La monnaie unique a bien mieux résisté à la pandémie qu’à la crise des subprimes. La BCE s’est lancée dans le chantier de l’euro numérique pour contrer les cryptomonnaies privées, rapporte la MENA. Lundi dernier, les dix-neuf ministres des Finances de la zone euro doivent saluer, au cours de leur dernière réunion de l’année, le tout prochain vingtième anniversaire de l’euro fiduciaire, selon le journal français Les Échos. Sous la direction de l’Irlandais Paschal Donohoe, président de l’Eurogroupe, les grands argentiers poseront pour une photo de famille, alors qu’un jeu de lumières projettera le sigle euro sur la façade du bâtiment Europa du quartier européen. C’est le 1er janvier 2002 que la monnaie unique est arrivée concrètement, sous forme de pièces et de billets, dans les poches des citoyens des douze premiers pays à l’avoir adoptée. L’euro scriptural avait vu le jour trois ans plus tôt .
Dix ans après la profonde crise de la dette qui a failli provoquer l’implosion de la zone euro, dans la foulée de la crise des subprimes, la monnaie unique se porte bien. Bien qu’elle ne bénéficie toujours pas de coordination budgétaire réelle entre ses pays membres, elle a joué un grand rôle protecteur pendant la crise économique du Covid, convainc ses utilisateurs, attire de nouveaux candidats, la Croatie et la Bulgarie , et a entamé une réflexion déjà bien nourrie sur son avenir : l’euro numérique. Quand la pandémie a éclaté, on a eu très peur et on s’est d’abord dit que la zone euro allait connaître les mêmes difficultés qu’en 2012 à la suite de la crise grecque, se rappelle Anne-Laure Delatte, chercheure et économiste au CNRS, spécialiste de l’euro.
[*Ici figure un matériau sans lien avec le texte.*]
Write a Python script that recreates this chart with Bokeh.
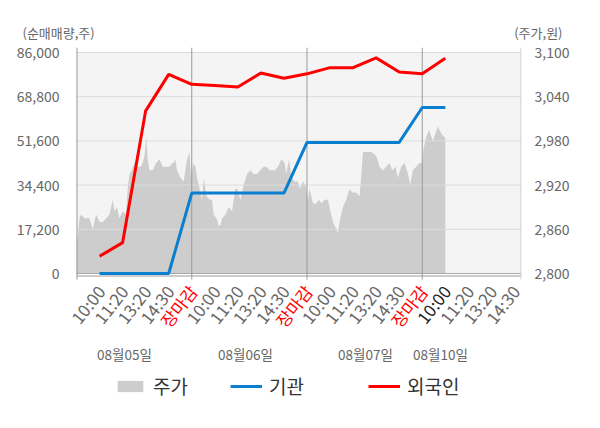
import numpy as np
from bokeh.plotting import figure
from bokeh.layouts import column
from bokeh.models import (Range1d, LinearAxis, FixedTicker, NumeralTickFormatter,
                          ColumnDataSource, Legend, LegendItem, BoxAnnotation)
from bokeh.core.properties import value
from bokeh.embed import file_html
from bokeh.resources import INLINE

FONT = "Noto Sans CJK KR"

# ---------------- data ----------------
time_labels = ["10:00", "11:20", "13:20", "14:30", "장마감",
               "10:00", "11:20", "13:20", "14:30", "장마감",
               "10:00", "11:20", "13:20", "14:30", "장마감",
               "10:00", "11:20", "13:20", "14:30"]
date_labels = ["08월05일", "08월06일", "08월07일", "08월10일"]

# net buying (shares) at each time slot 1..16
foreign = [6700, 12000, 63300, 77500, 73600, 73200, 72600, 78000,
           76000, 77700, 80100, 80100, 83900, 78400, 77700, 83800]
institution = [0, 0, 0, 0, 31300, 31300, 31300, 31300,
               31300, 51000, 51000, 51000, 51000, 51000, 64600, 64600]

# stock price (won) by time position (slot units)
price_t = [0.00, 0.06, 0.13, 0.20, 0.35, 0.56, 0.71, 0.85, 1.00, 1.14, 1.29, 1.43, 1.57, 1.65,
           1.76, 1.86, 2.01, 2.15, 2.22, 2.30, 2.40, 2.51, 2.66, 2.80, 2.87, 2.95, 3.03, 3.09,
           3.16, 3.31, 3.45, 3.60, 3.74, 3.89, 4.03, 4.17, 4.22, 4.29, 4.36, 4.51, 4.65, 4.72,
           4.80, 4.90, 4.97,
           5.06, 5.16, 5.23, 5.34, 5.45, 5.52, 5.64, 5.78, 5.88, 5.95, 6.07, 6.17, 6.24, 6.32,
           6.46, 6.60, 6.75, 6.89, 6.97, 7.11, 7.25, 7.40, 7.54, 7.69, 7.83, 7.98, 8.12, 8.24,
           8.38, 8.60, 8.74, 8.89, 9.03, 9.10, 9.22, 9.32, 9.46, 9.61, 9.68, 9.83, 9.94, 10.04,
           10.11, 10.26, 10.40, 10.52, 10.62, 10.76, 10.91, 11.01, 11.13, 11.27, 11.34, 11.44,
           11.56, 11.70, 11.85, 11.96, 12.14, 12.28, 12.35, 12.43, 12.57, 12.79, 13.00, 13.15,
           13.29, 13.44, 13.58, 13.70, 13.84, 13.94, 14.09, 14.23, 14.38, 14.48, 14.59, 14.74,
           14.88, 15.00,
           15.06, 15.17, 15.29, 15.46, 15.57, 15.68, 15.82, 15.96, 16.00]
price = [2845, 2850, 2875, 2880, 2875, 2875, 2860, 2880, 2870, 2870, 2875, 2880, 2900, 2885,
         2890, 2875, 2885, 2880, 2915, 2935, 2940, 2950, 2945, 2945, 2950, 2960, 2985, 2955,
         2940, 2940, 2950, 2955, 2945, 2945, 2945, 2950, 2950, 2955, 2940, 2930, 2925, 2940,
         2955, 2965, 2930,
         2950, 2945, 2930, 2915, 2900, 2930, 2905, 2900, 2900, 2880, 2875, 2865, 2865, 2875,
         2880, 2890, 2885, 2915, 2915, 2900, 2920, 2935, 2940, 2935, 2935, 2940, 2945, 2945,
         2940, 2940, 2945, 2955, 2950, 2935, 2955, 2930, 2925, 2925, 2915, 2925, 2920, 2900,
         2915, 2895, 2895, 2900, 2895, 2900, 2900, 2885, 2870, 2860, 2855, 2875,
         2890, 2900, 2915, 2910, 2910, 2905, 2930, 2965, 2965, 2965, 2960, 2945,
         2940, 2945, 2950, 2940, 2945, 2930, 2945, 2950, 2935, 2920, 2940, 2945,
         2950, 2950,
         2970, 2985, 2995, 2980, 2990, 3000, 2990, 2985, 2985]

left_ticks = [0, 17200, 34400, 51600, 68800, 86000]
right_ticks = [2800, 2860, 2920, 2980, 3040, 3100]
day_bounds = [5, 10, 15]

# ---------------- geometry (page pixels) ----------------
W, H = 584, 428
TOP_H = 42                      # title strip
AXL, AXR = 76, 521              # left / right value-axis lines
FL, FR, FT, FB = 66, 521, 47, H  # main frame edges (frame also holds the label area)
Y0, YTOP = 273, 52              # pixel rows of 0 / 86000
AXIS_Y = 275.5                  # pixel row of the bottom axis line
TICK_END = 279                  # lower end of axis lines / day separators
SLOT = 23.05                    # pixels per time slot

def px_x(px):
    return (px - AXL) / SLOT

def px_y(py):
    return (Y0 - py) * 86000 / (Y0 - YTOP)

x_start, x_end = px_x(FL), px_x(FR)
y_start, y_end = px_y(FB), px_y(FT)
pscale = 300 / (Y0 - YTOP)
p_start, p_end = 2800 - (FB - Y0) * pscale, 3100 + (YTOP - FT) * pscale

def bare(fig):
    fig.outline_line_color = None
    fig.grid.visible = False
    fig.background_fill_color = "white"
    fig.border_fill_color = "white"

# ---------------- top strip: unit titles ----------------
top = figure(width=W, height=TOP_H, output_backend="svg", toolbar_location=None,
             x_range=Range1d(0, W), y_range=Range1d(TOP_H, 0),
             x_axis_location=None, y_axis_location=None,
             min_border=0, min_border_left=0, min_border_right=0,
             min_border_top=0, min_border_bottom=0)
top.frame_align = False
bare(top)
top.text(x=[22], y=[32], text=["(순매매량,주)"], text_font=value(FONT), text_font_size="13px",
         text_color="#666666", text_baseline="middle", text_align="left")
top.text(x=[562], y=[32], text=["(주가,원)"], text_font=value(FONT), text_font_size="13px",
         text_color="#666666", text_baseline="middle", text_align="right")

# ---------------- main chart ----------------
p = figure(width=W, height=H - TOP_H, output_backend="svg", toolbar_location=None,
           x_range=Range1d(x_start, x_end), y_range=Range1d(y_start, y_end),
           x_axis_location=None,
           min_border_left=FL, min_border_right=W - FR,
           min_border_top=FT - TOP_H, min_border_bottom=0)
bare(p)
p.extra_y_ranges = {"price": Range1d(p_start, p_end)}

p.add_layout(BoxAnnotation(left=0, bottom=0, top=86000, fill_color="#f4f4f4", fill_alpha=1,
                           line_color=None, level="underlay"))

area = p.varea(x=price_t, y1=[2800] * len(price), y2=price, y_range_name="price",
               fill_color="#cdcdcd")

# grid lines, axis lines, day separators
x0 = px_x(AXL)
p.segment(x0=[x0] * len(left_ticks), x1=[x_end] * len(left_ticks),
          y0=left_ticks, y1=left_ticks,
          line_color=["#a8a8a8"] + ["#dcdcdc"] * (len(left_ticks) - 1), line_width=1)
p.segment(x0=[x0], x1=[x_end], y0=[px_y(AXIS_Y)], y1=[px_y(AXIS_Y)],
          line_color="#999999", line_width=1)
p.segment(x0=day_bounds, x1=day_bounds, y0=[px_y(TICK_END)] * 3, y1=[y_end] * 3,
          line_color="#9a9a9a", line_width=1)
p.segment(x0=[px_x(AXL + 0.5), px_x(AXR - 0.5)], x1=[px_x(AXL + 0.5), px_x(AXR - 0.5)],
          y0=[px_y(TICK_END)] * 2, y1=[y_end] * 2,
          line_color=["#999999", "#c8c8c8"], line_width=1)

xs = list(range(1, len(foreign) + 1))
inst = p.line(xs, institution, line_color="#0a7fcf", line_width=3)
forg = p.line(xs, foreign, line_color="#ff0000", line_width=3)

ly = p.yaxis[0]
ly.ticker = FixedTicker(ticks=left_ticks)
ly.formatter = NumeralTickFormatter(format="0,0")
ly.axis_line_color = None
ly.major_tick_line_color = None
ly.minor_tick_line_color = None
ly.major_label_standoff = 1
ly.major_label_text_font = FONT
ly.major_label_text_font_size = "14px"
ly.major_label_text_color = "#666666"

ry = LinearAxis(y_range_name="price", ticker=FixedTicker(ticks=right_ticks),
                formatter=NumeralTickFormatter(format="0,0"))
ry.axis_line_color = None
ry.major_tick_line_color = None
ry.minor_tick_line_color = None
ry.major_label_standoff = 7
ry.major_label_text_font = FONT
ry.major_label_text_font_size = "14px"
ry.major_label_text_color = "#666666"
p.add_layout(ry, "right")

# rotated time labels
tcol = []
for i, t in enumerate(time_labels):
    if t == "장마감":
        tcol.append("#ff0000")
    elif i == 15:
        tcol.append("#222222")
    else:
        tcol.append("#666666")
tsrc = ColumnDataSource(dict(x=[i + 1 + 1 / SLOT for i in range(len(time_labels))],
                             y=[px_y(287)] * len(time_labels), text=time_labels, color=tcol))
p.text(x="x", y="y", text="text", source=tsrc, angle=52, angle_units="deg",
       text_align="right", text_baseline="middle", text_font=value(FONT),
       text_font_size="17px", text_color="color")

# date labels
date_px = [124, 245, 365, 440]
p.text(x=[px_x(v) for v in date_px], y=[px_y(353)] * 4, text=date_labels, text_align="center",
       text_baseline="middle", text_font=value(FONT), text_font_size="13.5px",
       text_color="#666666")

# legend
def add_leg(label, rend, gx):
    lg = Legend(items=[LegendItem(label=label, renderers=[rend])],
                location=(gx - FL, H - 399), orientation="horizontal",
                glyph_width=32, glyph_height=14, label_height=14, label_standoff=7,
                padding=0, margin=0, border_line_alpha=0, background_fill_alpha=0,
                label_text_font=FONT, label_text_font_size="19px", label_text_color="#333333")
    p.add_layout(lg)

add_leg("주가", area, 114)
add_leg("기관", inst, 230)
add_leg("외국인", forg, 368)

layout = column(top, p, spacing=0)
open("out.html", "w").write(file_html(layout, INLINE))
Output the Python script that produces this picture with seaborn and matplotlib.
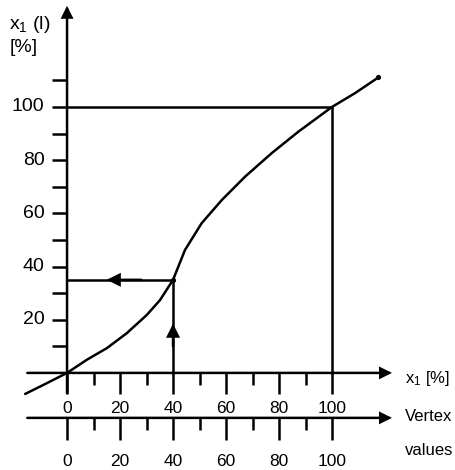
import matplotlib
matplotlib.use("Agg")
import matplotlib.pyplot as plt
import seaborn as sns
import pandas as pd

sns.set_style("white")
plt.rcParams['font.family'] = ['Liberation Sans', 'DejaVu Sans']
plt.rcParams['text.color'] = 'black'
plt.rcParams['mathtext.fontset'] = 'custom'
plt.rcParams['mathtext.rm'] = 'Liberation Sans'
plt.rcParams['mathtext.it'] = 'Liberation Sans'

# ---- data ----
curve_x = [-15.8, -8.9, 0, 7.4, 15, 22.5, 30.1, 35.1, 40, 44.5, 50.8, 58.4, 67.2, 77.2, 87.3, 100, 108.7, 117.5]
curve_y = [-7.9, -4.5, 0, 4.9, 9.3, 14.9, 21.8, 27.4, 35, 46.2, 56.3, 65, 73.8, 82.6, 90.7, 100, 105.2, 111.1]
dot_x = [40, 117.5]
dot_y = [35, 111.1]
x_major = [0, 20, 40, 60, 80, 100]
x_minor = [10, 30, 50, 70, 90]
x_labels = ["0", "20", "40", "60", "80", "100"]
y_ticks = [10, 20, 30, 40, 50, 60, 70, 80, 90, 100, 110]
y_label_vals = [20, 40, 60, 80, 100]
y_labels = ["20", "40", "60", "80", "100"]
work_x = 40      # input value
work_y = 35      # resulting value
full = 100

fig = plt.figure(figsize=(4.55, 4.70), dpi=100)
ax = fig.add_axes([0, 0, 1, 1])

LW = 1.8
K = 'black'

def arrow(x0, y0, x1, y1, ms=16):
    ax.annotate('', xy=(x1, y1), xytext=(x0, y0),
                arrowprops=dict(arrowstyle='-|>', mutation_scale=ms, lw=LW,
                                color=K, shrinkA=0, shrinkB=0,
                                joinstyle='miter'))

# y axis
arrow(0, -7.6, 0, 138)
ax.hlines(y_ticks, -5.7, 0, color=K, lw=LW)
for v, t in zip(y_label_vals, y_labels):
    ax.text(-8.5, v, t, ha='right', va='center', fontsize=14)
ax.text(-21.8, 131, r"x$_\mathregular{1}$ (l)", ha='left', va='center', fontsize=14)
ax.text(-21.8, 122.3, "[%]", ha='left', va='center', fontsize=14)

# x1 axis
arrow(-15, 0, 122.6, 0)
ax.vlines(x_major, -7.9, 0, color=K, lw=LW)
ax.vlines(x_minor, -4.5, 0, color=K, lw=LW)
for v, t in zip(x_major, x_labels):
    ax.text(v, -13.2, t, ha='center', va='center', fontsize=12.5)
ax.text(127.5, -2.0, r"x$_\mathregular{1}$ [%]", ha='left', va='center', fontsize=12)

# vertex values axis
yv = -16.9
arrow(-15, yv, 122.6, yv)
ax.vlines(x_major, yv - 8.3, yv, color=K, lw=LW)
ax.vlines(x_minor, yv - 4.5, yv, color=K, lw=LW)
for v, t in zip(x_major, x_labels):
    ax.text(v, -33.3, t, ha='center', va='center', fontsize=12.5)
ax.text(127.5, -16.5, "Vertex", ha='left', va='center', fontsize=12)
ax.text(127.5, -29.0, "values", ha='left', va='center', fontsize=12)

# reference lines
ax.plot([0, full], [full, full], color=K, lw=LW)
ax.plot([full, full], [0, full], color=K, lw=LW)
ax.plot([work_x, work_x], [0, work_y], color=K, lw=LW)
ax.plot([0, work_x], [work_y, work_y], color=K, lw=LW)
arrow(work_x, 10, work_x, 18.5, ms=18)
arrow(28, work_y, 15, work_y, ms=18)

# curve
df = pd.DataFrame({'x': curve_x, 'y': curve_y})
sns.lineplot(data=df, x='x', y='y', ax=ax, color=K, lw=LW, sort=False, estimator=None)
sns.scatterplot(x=dot_x, y=dot_y, ax=ax, color=K, s=14, linewidth=0)
ax.set_xlim(-25.3, 146.4)
ax.set_ylim(-36.5, 140.2)
ax.axis('off')

fig.savefig("out.png", dpi=100)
En fait, la monnaie unique a fait preuve d’une plus grande résilience. Il y a deux manières de l’expliquer. « D’abord l’Europe a mis en place des politiques ambitieuses, et l’accord autour d’un plan de relance par endettement commun, en 2020, qui met en place de vrais transferts entre membres de la zone euro, nous a rapprochés d’une monnaie plus complète », souligne l’experte. De même que Mario Draghi, à la tête de l’institut francfortois, a sauvé la mise en 2012 en assurant qu’il entreprendrait « whatever it takes » pour assurer la pérennité de l’euro, la détermination de Christine Lagarde et son « programme d’achat urgence pandémique » (PEPP) de mars 2020 ont été essentiels. Sans elle, des pays aussi endettés que l’Italie ou l’Espagne ne pourraient pas se financer aujourd’hui à si bon compte. « Le paradoxe des succès de la BCE, c’est qu’ils retardent la construction du volet budgétaire de la gouvernance de la zone euro », constate Anne-Laure Delatte. La gouvernance intergouvernementale, si elle a progressé depuis 10 ans, reste de fait lacunaire, comme le prouvent les divergences, jusqu’ici encore feutrées, autour de la réforme du Pacte de stabilité, ou les différences de sensibilité à la poussée inflationniste de cet automne. On cherche toujours l’union bancaire et l’union des marchés de capitaux. Les économies des Etats membres restent aussi très disparates, avec des potentiels de croissance éloignés les uns des autres. Plus personne, toutefois, ne remet en cause l’existence de l’euro, même chez les antieuropéens, note de son côté Eric Maurice, de la Fondation Robert-Schuman. Dans la psychologie collective aussi, l’euro s’est ancré, même chez les personnes les plus âgées », note Eric Maurice. Finie, en Allemagne, la nostalgie du deutsche mark. Sur cette assise, la BCE réfléchit désormais à la prochaine étape : l’euro numérique. Une monnaie de banque centrale différente de la monnaie commerciale aujourd’hui déposée sur nos comptes en banque. Elle permettra d’effectuer ses achats, en magasin ou en ligne, de manière totalement sécurisée, immédiate, sans exploitation commerciale des profils de consommation du client. Les Européens auront probablement leur propre compte à la BCE, plafonné de manière qu’il ne serve pas d’instrument d’épargne mais seulement de transaction.